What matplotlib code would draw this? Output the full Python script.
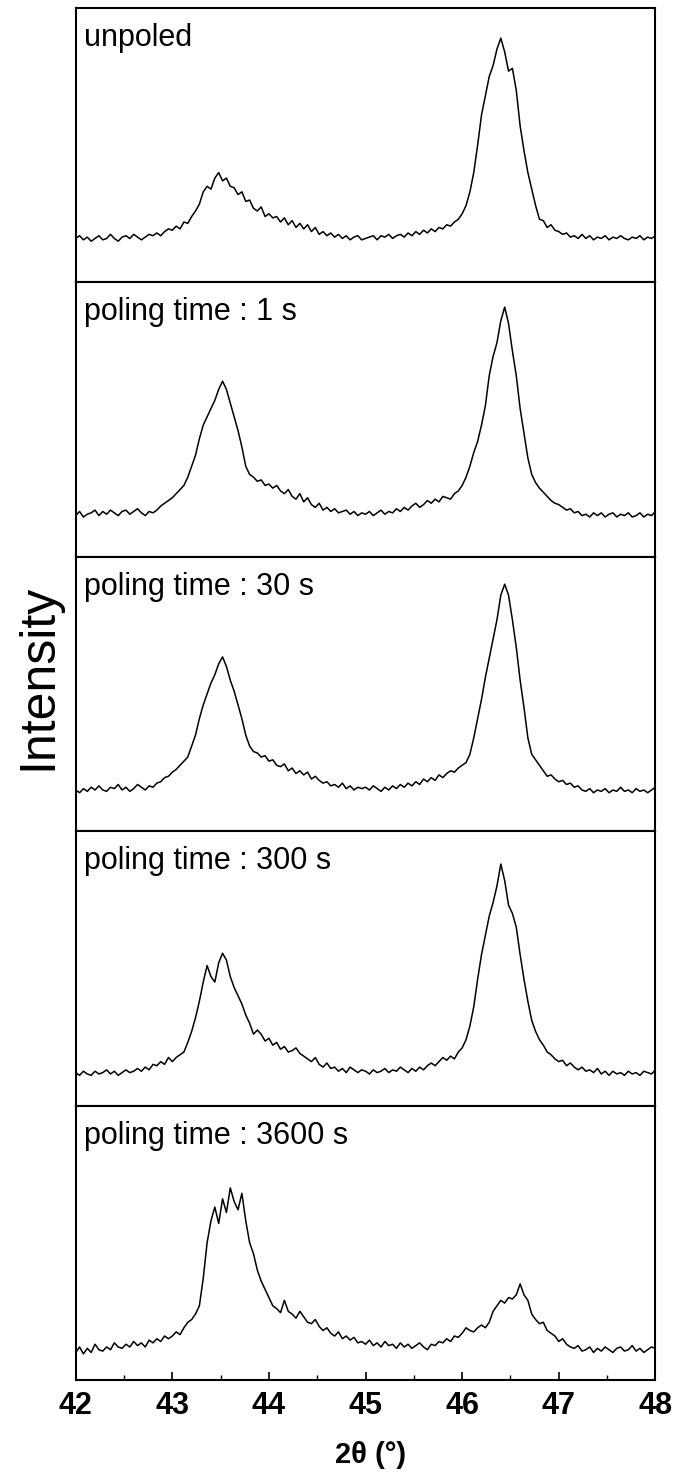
import matplotlib
matplotlib.use("Agg")
import matplotlib.pyplot as plt
import numpy as np

plt.rcParams['font.family'] = ['Liberation Sans', 'DejaVu Sans']

# 2theta grid, 0.04 deg steps from 42 to 48
two_theta = np.linspace(42.0, 48.0, 151)

labels = ["unpoled", "poling time : 1 s", "poling time : 30 s",
          "poling time : 300 s", "poling time : 3600 s"]
xticks = [42, 43, 44, 45, 46, 47, 48]

# intensity in % of panel height
unpoled = [
    16, 17, 15.5, 16.5, 15, 16, 17, 15.5, 16, 17.5, 16, 15, 16.5, 17, 16, 17.5, 16.5, 15.5, 16.5, 17.5, 17, 18, 17, 18.5, 19.5,
    19, 20.5, 19.5, 22, 21.5, 24, 26, 28.5, 33, 35, 34, 38, 40, 37, 38, 35, 34.5, 32, 33, 29.5, 30, 27, 26, 27.5, 24,
    25, 23.5, 24, 22, 23.5, 21, 22.5, 20, 21.5, 19.5, 21, 18.5, 20, 17.5, 18.5, 17, 18, 16.5, 17.5, 16, 17, 15.5, 16.5, 17, 15.5,
    16, 16.5, 17, 15.5, 17, 16.5, 17.5, 16, 17, 17.5, 16.5, 18, 17, 18.5, 17.5, 19, 18, 19.5, 18.5, 20, 19.5, 21, 20.5, 22, 23,
    25, 28, 33, 40, 50, 61, 68, 75, 79, 85, 89, 84, 77, 78, 70, 57, 48, 40, 34, 28, 23, 22.5, 20, 21, 19,
    18.5, 17.5, 18, 16.5, 17, 16, 17.5, 16, 17, 15.5, 16.5, 16, 17, 15.5, 16.5, 16, 17, 16, 15.5, 16.5, 16, 17, 15.5, 16.5, 16, 17,
]
pol_1s = [
    15, 16.5, 14.5, 15.5, 16, 17, 15, 16.5, 15.5, 17, 16, 15, 16.5, 17, 15.5, 16.5, 17.5, 16, 15, 16.5, 16, 17, 18.5, 19.5, 20.5,
    21.5, 23, 24.5, 26, 29, 33, 37, 43, 48, 51, 54, 57, 61, 64, 61, 56, 51, 46, 40, 33, 30, 29, 27.5, 28, 26,
    26.5, 25, 26, 24, 23, 24.5, 22, 21, 23, 20, 21.5, 19, 18, 19.5, 17, 18, 16.5, 17.5, 16, 16.5, 17, 15.5, 16.5, 15, 16,
    15.5, 16.5, 15, 16, 17, 15.5, 16.5, 16, 17.5, 16.5, 18, 17, 18.5, 19.5, 18, 19, 20.5, 19.5, 21, 20, 22, 21.5, 21, 23, 24,
    26, 29, 33, 38, 42, 48, 55, 66, 73, 78, 86, 91, 85, 75, 66, 54, 45, 36, 30, 27, 25, 23.5, 22, 20.5, 19.5,
    19, 18, 17, 17.5, 16, 16.5, 15, 15.5, 14.5, 16, 15, 16, 14.5, 15.5, 16, 14.5, 15.5, 15, 16, 14.5, 15, 16, 14.5, 15.5, 15, 16.5,
]
pol_30s = [
    15, 14, 15.5, 14.5, 16, 15, 16.5, 15, 14.5, 16, 15.5, 17, 15, 16, 14.5, 15.5, 17, 16, 15, 16.5, 16, 17.5, 18, 19.5, 20,
    21.5, 22.5, 24, 25.5, 27, 31, 35, 41, 46, 50, 54, 57, 61, 63.5, 60, 55, 51, 46, 41, 35, 31, 29, 28.5, 27, 27.5,
    25.5, 26, 24, 23.5, 24.5, 22, 23, 21, 22, 20.5, 21.5, 19, 20, 18.5, 17.5, 18, 16.5, 17, 16, 17.5, 15.5, 16.5, 15, 16, 15.5,
    16, 15, 16.5, 15.5, 14.5, 16, 15, 16.5, 15.5, 17, 16, 17.5, 16.5, 18, 17, 19, 18, 19.5, 18.5, 20.5, 19.5, 21, 22, 21.5, 23,
    24, 25, 28, 34, 41, 48, 56, 63, 70, 77, 86, 90, 86, 77, 67, 55, 45, 34, 28, 26, 24, 22, 20, 20.5, 19,
    18, 18.5, 17, 17.5, 16, 16.5, 15, 14.5, 15.5, 14, 15, 14.5, 15.5, 14, 15, 14.5, 16, 14.5, 15, 14, 15.5, 14.5, 15, 14, 15, 16,
]
pol_300s = [
    12, 11, 12.5, 11.5, 11, 12.5, 11.5, 12, 13, 11.5, 12.5, 11, 12, 13, 12, 12.5, 13.5, 12.5, 14, 13, 15, 14.5, 16, 15, 17.5,
    16, 17.5, 18.5, 19.5, 23, 27, 32, 38, 45, 51, 47, 45, 52, 55.5, 53, 47, 43, 40, 37, 33, 30, 26, 27.5, 26, 23.5,
    24.5, 22, 23, 20.5, 21.5, 19.5, 20, 21, 19, 18, 17, 16, 17.5, 15, 14, 15.5, 13.5, 14, 12.5, 13.5, 12, 14, 13, 12, 13,
    12.5, 11.5, 13, 12, 12.5, 13.5, 12, 13, 12.5, 14, 13, 12, 13.5, 12.5, 14, 13, 14.5, 15.5, 14.5, 16, 17.5, 16.5, 18, 17, 19.5,
    21, 24, 29, 36, 46, 55, 62, 69, 74, 80, 88, 82, 73, 70, 65, 55, 46, 38, 31, 27, 24, 22, 19.5, 18.5, 17,
    16, 16.5, 14.5, 15.5, 14, 13, 14, 12.5, 13, 12, 13.5, 11.5, 12.5, 11, 12.5, 11.5, 12, 11, 12.5, 11.5, 12, 11, 12.5, 12, 11.5, 13,
]
pol_3600s = [
    10, 12, 9.5, 11.5, 10, 13, 11, 10.5, 12, 11, 13.5, 12, 11.5, 13, 12, 14, 12.5, 13.5, 12, 14.5, 13.5, 15, 14, 16, 15,
    16, 17.5, 16.5, 19, 21, 22, 24, 27, 37, 50, 58, 63, 57, 66, 61, 70, 65, 62, 68, 58, 50, 46, 40, 36, 33,
    30, 27, 26, 24.5, 29, 25, 24, 22.5, 25, 23, 21, 20.5, 22, 19.5, 18, 19, 17, 16, 17.5, 15, 16, 14.5, 15.5, 13.5, 14,
    13, 14.5, 12.5, 13.5, 12, 14, 12.5, 13, 11.5, 13.5, 12, 13, 11.5, 12.5, 13.5, 12, 11, 13, 12.5, 14, 13.5, 15, 14, 16, 15.5,
    17, 19, 18, 17.5, 19, 20, 19, 21, 25, 27, 29, 28, 30, 29.5, 31, 35, 31, 29, 24, 22, 20.5, 21, 18, 17, 16,
    14, 15, 13, 12, 11.5, 12.5, 10.5, 11, 12, 10, 11.5, 10.5, 12, 11, 10, 11.5, 12, 10.5, 11, 12.5, 10.5, 11.5, 10, 11, 12, 11.5,
]
series = [unpoled, pol_1s, pol_30s, pol_300s, pol_3600s]

fig, axes = plt.subplots(5, 1, figsize=(6.82, 14.79), dpi=100, sharex=True)
fig.subplots_adjust(left=0.111, right=0.961, bottom=0.067, top=0.9946, hspace=0)

for ax, y, lab in zip(axes, series, labels):
    ax.plot(two_theta, y, color='black', lw=1.1)
    ax.set_xlim(42, 48)
    ax.set_ylim(0, 100)
    ax.set_yticks([])
    for s in ax.spines.values():
        s.set_linewidth(1.5)
    ax.tick_params(axis='x', which='both', bottom=False, top=False, labelbottom=False)
    ax.text(0.015, 0.945, lab, transform=ax.transAxes, ha='left', va='top', fontsize=22)

ax = axes[-1]
ax.set_xticks(xticks)
ax.set_xticklabels([str(v) for v in xticks], fontweight='bold')
ax.set_xticks([v + 0.5 for v in xticks[:-1]], minor=True)
ax.set_xlim(42, 48)
ax.tick_params(axis='x', which='both', bottom=True, labelbottom=True, direction='in')
ax.tick_params(axis='x', which='major', length=6, width=1.2, labelsize=22, pad=8)
ax.tick_params(axis='x', which='minor', length=3.5, width=1.0)

fig.text(371 / 682, 1 - 1455 / 1479, "2\u03b8 (\u00b0)", ha='center', va='center',
         fontsize=21, fontweight='bold', family='Liberation Sans')
fig.text(38 / 682, 1 - 677 / 1479, "Intensity", ha='center', va='center', rotation=90, fontsize=36)

fig.savefig('out.png', dpi=100)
==========
From the first line of the material down to the line containing "xticks = [42, 43, 44, 45, 46, 47, 48]", inclusive, return each line exactly, skipping any picture.

What matplotlib code would draw this? Output the full Python script.
import matplotlib
matplotlib.use("Agg")
import matplotlib.pyplot as plt
import numpy as np

plt.rcParams['font.family'] = ['Liberation Sans', 'DejaVu Sans']

# 2theta grid, 0.04 deg steps from 42 to 48
two_theta = np.linspace(42.0, 48.0, 151)

labels = ["unpoled", "poling time : 1 s", "poling time : 30 s",
          "poling time : 300 s", "poling time : 3600 s"]
xticks = [42, 43, 44, 45, 46, 47, 48]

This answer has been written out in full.